We must, therefore, be careful not to diminish the importance of the Word lest God take "... away his part out of the
book of life..." (Rev. 22:19).
This was the work of the Holy Spirit (John 14:26; 1 Thess. 2:10; John 5:34, 37; 8:18; Heb. 10:15) in Christ and the Apostles who witnessed that Christ was the Messiah.
The Greek text supports the RV because the article is present. Compare with John 14:17; 15:26; 16:13. (cf. John 6:63; Eph. 6:17).
These three witnesses† are those described in v. 6 of the KJV. The RV has those in v. 6 & 7. They represent Truth, Baptism and Sacrifice.
The Spirit bears witness: John 1:33; 15:26; Acts 10:38; John 7:38, 39.
Christ was inducted into his public ministry through baptism (the water) and concluded it with his sacrifice on the cross (blood). He was raised by the Spirit and glorified by the Spirit. The miracles he wrought and the words he spoke were a witness that he had the Holy Spirit.
1 Since there is no trinity we have substituted "which" instead of "who".

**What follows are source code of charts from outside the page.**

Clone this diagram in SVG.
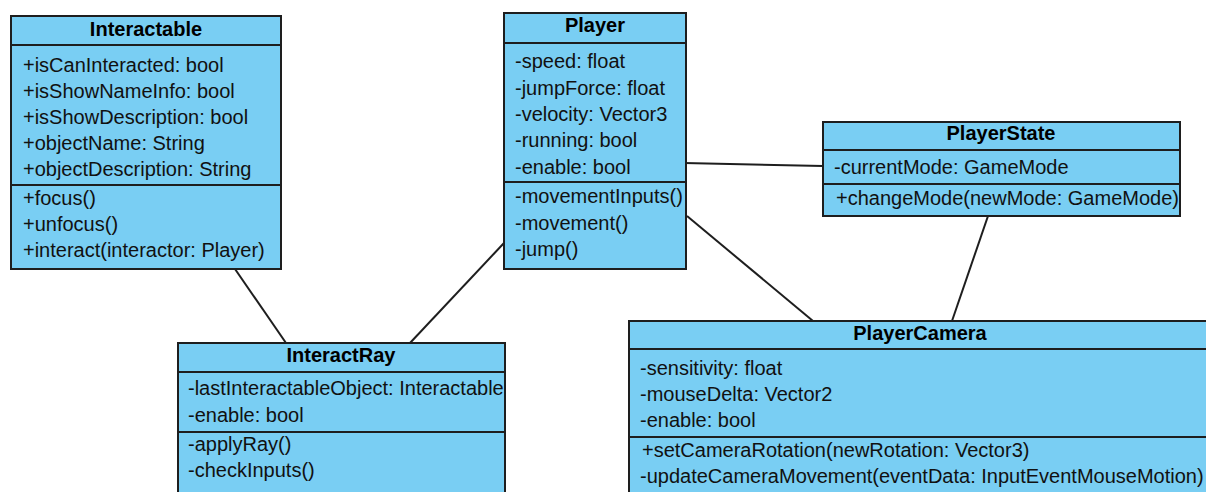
<svg xmlns="http://www.w3.org/2000/svg" width="1206" height="492" viewBox="0 0 1206 492">
<style>
.box{fill:#79cef3;stroke:#1e1e1e;stroke-width:2}
.sep{stroke:#1e1e1e;stroke-width:2}
.t{font-family:"Liberation Sans",Arial,sans-serif;font-size:20px;fill:#111}
.title{font-family:"Liberation Sans",Arial,sans-serif;font-size:20px;font-weight:bold;fill:#000;text-anchor:middle}
.conn line{stroke:#1e1e1e;stroke-width:2}
</style>
<rect width="1206" height="492" fill="#fff"/>
<g class="conn" id="connectors">
<line x1="235" y1="269" x2="286" y2="343"/>
<line x1="504" y1="243" x2="410" y2="343"/>
<line x1="684" y1="163" x2="823" y2="166"/>
<line x1="687" y1="216" x2="813" y2="321"/>
<line x1="988" y1="216" x2="952" y2="321"/>
</g>
<g id="Interactable">
<rect class="box" x="11" y="16" width="270" height="253"/>
<line class="sep" x1="11" y1="45" x2="281" y2="45"/>
<line class="sep" x1="11" y1="185" x2="281" y2="185"/>
<text class="title" x="146" y="36">Interactable</text>
<text class="t" x="23" y="72">+isCanInteracted: bool</text>
<text class="t" x="23" y="98">+isShowNameInfo: bool</text>
<text class="t" x="23" y="124">+isShowDescription: bool</text>
<text class="t" x="23" y="150">+objectName: String</text>
<text class="t" x="23" y="176">+objectDescription: String</text>
<text class="t" x="23" y="205">+focus()</text>
<text class="t" x="23" y="231">+unfocus()</text>
<text class="t" x="23" y="257">+interact(interactor: Player)</text>
</g>
<g id="Player">
<rect class="box" x="504" y="13" width="182" height="256"/>
<line class="sep" x1="504" y1="43" x2="686" y2="43"/>
<line class="sep" x1="504" y1="182" x2="686" y2="182"/>
<text class="title" x="595" y="32">Player</text>
<text class="t" x="515" y="68">-speed: float</text>
<text class="t" x="515" y="95">-jumpForce: float</text>
<text class="t" x="515" y="121">-velocity: Vector3</text>
<text class="t" x="515" y="147">-running: bool</text>
<text class="t" x="515" y="174">-enable: bool</text>
<text class="t" x="515" y="203">-movementInputs()</text>
<text class="t" x="515" y="230">-movement()</text>
<text class="t" x="515" y="256">-jump()</text>
</g>
<g id="PlayerState">
<rect class="box" x="823" y="122" width="357" height="94"/>
<line class="sep" x1="823" y1="150" x2="1180" y2="150"/>
<line class="sep" x1="823" y1="184" x2="1180" y2="184"/>
<text class="title" x="1001" y="140">PlayerState</text>
<text class="t" x="834" y="174">-currentMode: GameMode</text>
<text class="t" x="836" y="205">+changeMode(newMode: GameMode)</text>
</g>
<g id="InteractRay">
<rect class="box" x="178" y="343" width="327" height="160"/>
<line class="sep" x1="178" y1="372" x2="505" y2="372"/>
<line class="sep" x1="178" y1="432" x2="505" y2="432"/>
<text class="title" x="341" y="362">InteractRay</text>
<text class="t" x="188" y="395">-lastInteractableObject: Interactable</text>
<text class="t" x="188" y="422">-enable: bool</text>
<text class="t" x="188" y="451">-applyRay()</text>
<text class="t" x="188" y="477">-checkInputs()</text>
</g>
<g id="PlayerCamera">
<rect class="box" x="629" y="321" width="582" height="182"/>
<line class="sep" x1="629" y1="349" x2="1211" y2="349"/>
<line class="sep" x1="629" y1="437" x2="1211" y2="437"/>
<text class="title" x="920" y="340">PlayerCamera</text>
<text class="t" x="640" y="375">-sensitivity: float</text>
<text class="t" x="640" y="401">-mouseDelta: Vector2</text>
<text class="t" x="640" y="427">-enable: bool</text>
<text class="t" x="642" y="457">+setCameraRotation(newRotation: Vector3)</text>
<text class="t" x="640" y="483">-updateCameraMovement(eventData: InputEventMouseMotion)</text>
</g>
</svg>
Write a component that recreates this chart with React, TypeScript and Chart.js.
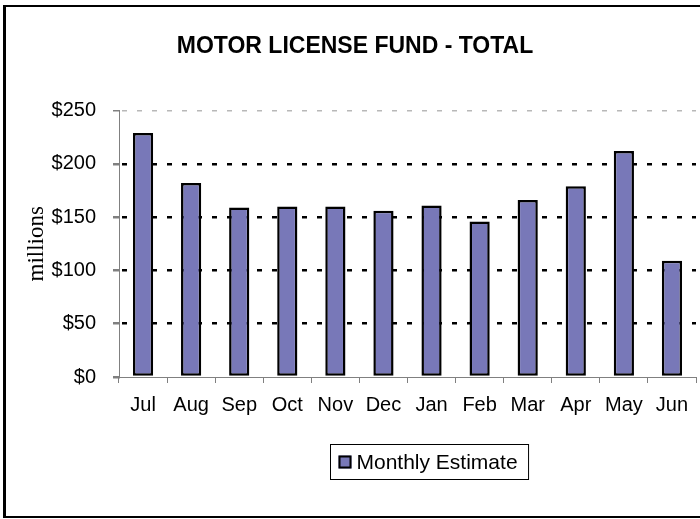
import React, { useEffect, useRef } from "react";
import { Chart, registerables } from "chart.js";

Chart.register(...registerables);

const months = ["Jul", "Aug", "Sep", "Oct", "Nov", "Dec", "Jan", "Feb", "Mar", "Apr", "May", "Jun"];
const monthlyEstimate = [229, 182, 159, 160, 160, 156, 161, 146, 166, 179, 212, 109];
const seriesLabel = "Monthly Estimate";
const chartTitle = "MOTOR LICENSE FUND - TOTAL";
const yAxisTitle = "millions";
const yMin = 0;
const yMax = 250;
const yStep = 50;

const SANS = '"Liberation Sans", Arial, sans-serif';
const SERIF = '"Liberation Serif", "Times New Roman", serif';
const BAR_FILL = "#7878b8";

const framePlugin = {
  id: "frame",
  beforeDraw(chart: any) {
    const ctx = chart.ctx;
    ctx.save();
    ctx.fillStyle = "#ffffff";
    ctx.fillRect(0, 0, chart.width, chart.height);
    ctx.fillStyle = "#000000";
    ctx.fillRect(3, 5, chart.width - 3, 2);
    ctx.fillRect(3, 5, 3, chart.height - 7);
    ctx.fillRect(3, 516, chart.width - 3, 2);
    ctx.restore();
  },
};

const boxedLegendPlugin = {
  id: "boxedLegend",
  afterDraw(chart: any) {
    const ctx = chart.ctx;
    const ds = chart.data.datasets[0];
    ctx.save();
    ctx.font = `21px ${SANS}`;
    const tw = ctx.measureText(ds.label).width;
    const sq = 13;
    const padL = 8;
    const gap = 5;
    const padR = 11;
    const w = padL + sq + gap + tw + padR;
    const h = 35;
    const cx = 429;
    const x = Math.round(cx - w / 2) + 0.5;
    const y = 444.5;
    ctx.strokeStyle = "#000000";
    ctx.lineWidth = 1;
    ctx.strokeRect(x, y, w, h);
    const sx = x + padL;
    const sy = y + (h - sq) / 2;
    ctx.fillStyle = ds.backgroundColor;
    ctx.fillRect(sx, sy, sq, sq);
    ctx.lineWidth = 2;
    ctx.strokeRect(sx + 1, sy + 1, sq - 2, sq - 2);
    ctx.fillStyle = "#000000";
    ctx.textBaseline = "middle";
    ctx.textAlign = "left";
    ctx.fillText(ds.label, sx + sq + gap, y + h / 2 + 1);
    ctx.restore();
  },
};

export default function App() {
  const canvasRef = useRef<HTMLCanvasElement | null>(null);

  useEffect(() => {
    const canvas = canvasRef.current;
    if (!canvas) return;
    const chart = new Chart(canvas, {
      type: "bar",
      data: {
        labels: months,
        datasets: [
          {
            label: seriesLabel,
            data: monthlyEstimate,
            backgroundColor: BAR_FILL,
            borderColor: "#000000",
            borderWidth: 2.5,
            borderSkipped: false,
            categoryPercentage: 1,
            barPercentage: 0.42,
          },
        ],
      },
      options: {
        responsive: false,
        animation: false,
        devicePixelRatio: 1,
        layout: { padding: { left: 14, right: 4, top: 0, bottom: 0 } },
        plugins: {
          legend: { display: false },
          tooltip: { enabled: false },
          title: {
            display: true,
            text: chartTitle,
            color: "#000000",
            font: { family: SANS, size: 23, weight: "bold" },
            padding: { top: 33, bottom: 50 },
          },
        },
        scales: {
          x: {
            afterFit(scale: any) {
              scale.height = 142;
            },
            grid: {
              display: true,
              drawOnChartArea: false,
              drawTicks: true,
              tickLength: 6,
              tickColor: "#808080",
              offset: true,
            },
            border: { display: true, color: "#808080", width: 1 },
            ticks: {
              color: "#000000",
              font: { family: SANS, size: 20 },
              padding: 10,
              maxRotation: 0,
              autoSkip: false,
            },
          },
          y: {
            min: yMin,
            max: yMax,
            afterFit(scale: any) {
              scale.width = 105;
            },
            grid: {
              display: true,
              drawOnChartArea: true,
              drawTicks: true,
              tickLength: 6,
              tickColor: "#808080",
              color: (ctx: any) => {
                const v = ctx.tick ? ctx.tick.value : 0;
                if (v === yMin) return "rgba(0,0,0,0)";
                if (v === yMax) return "#b8b8b8";
                return "#000000";
              },
              lineWidth: (ctx: any) => {
                const v = ctx.tick ? ctx.tick.value : 0;
                return v === yMax ? 1.5 : 2.5;
              },
            },
            border: { display: true, color: "#808080", width: 1, dash: [5, 10], dashOffset: -2 },
            ticks: {
              stepSize: yStep,
              color: "#000000",
              font: { family: SANS, size: 20 },
              padding: 17,
              callback: (v: any) => "$" + v,
            },
            title: {
              display: true,
              text: yAxisTitle,
              color: "#000000",
              font: { family: SERIF, size: 23 },
              padding: { top: 9, bottom: 0 },
            },
          },
        },
      },
      plugins: [framePlugin, boxedLegendPlugin],
    });
    return () => chart.destroy();
  }, []);

  return (
    <div style={{ position: "absolute", left: 0, top: 0, width: 700, height: 519 }}>
      <canvas ref={canvasRef} width={700} height={519} style={{ display: "block" }} />
    </div>
  );
}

† see TCM, Vol. 53, P. 489, "The Witness of God". All critical texts omit ‘in heaven, the Father, the Word and the Holy Spirit: and there are three that bear witness in earth’. “The words are not found in any Gk. MS before the 16th century”. Companion Bible, p. 1876. “… was first cited by Vigillus Tapsensis, a Latin writer of no credit, in the latter end of the fifth century, but by whom forged is of no great moment…” Diaglott p. 803.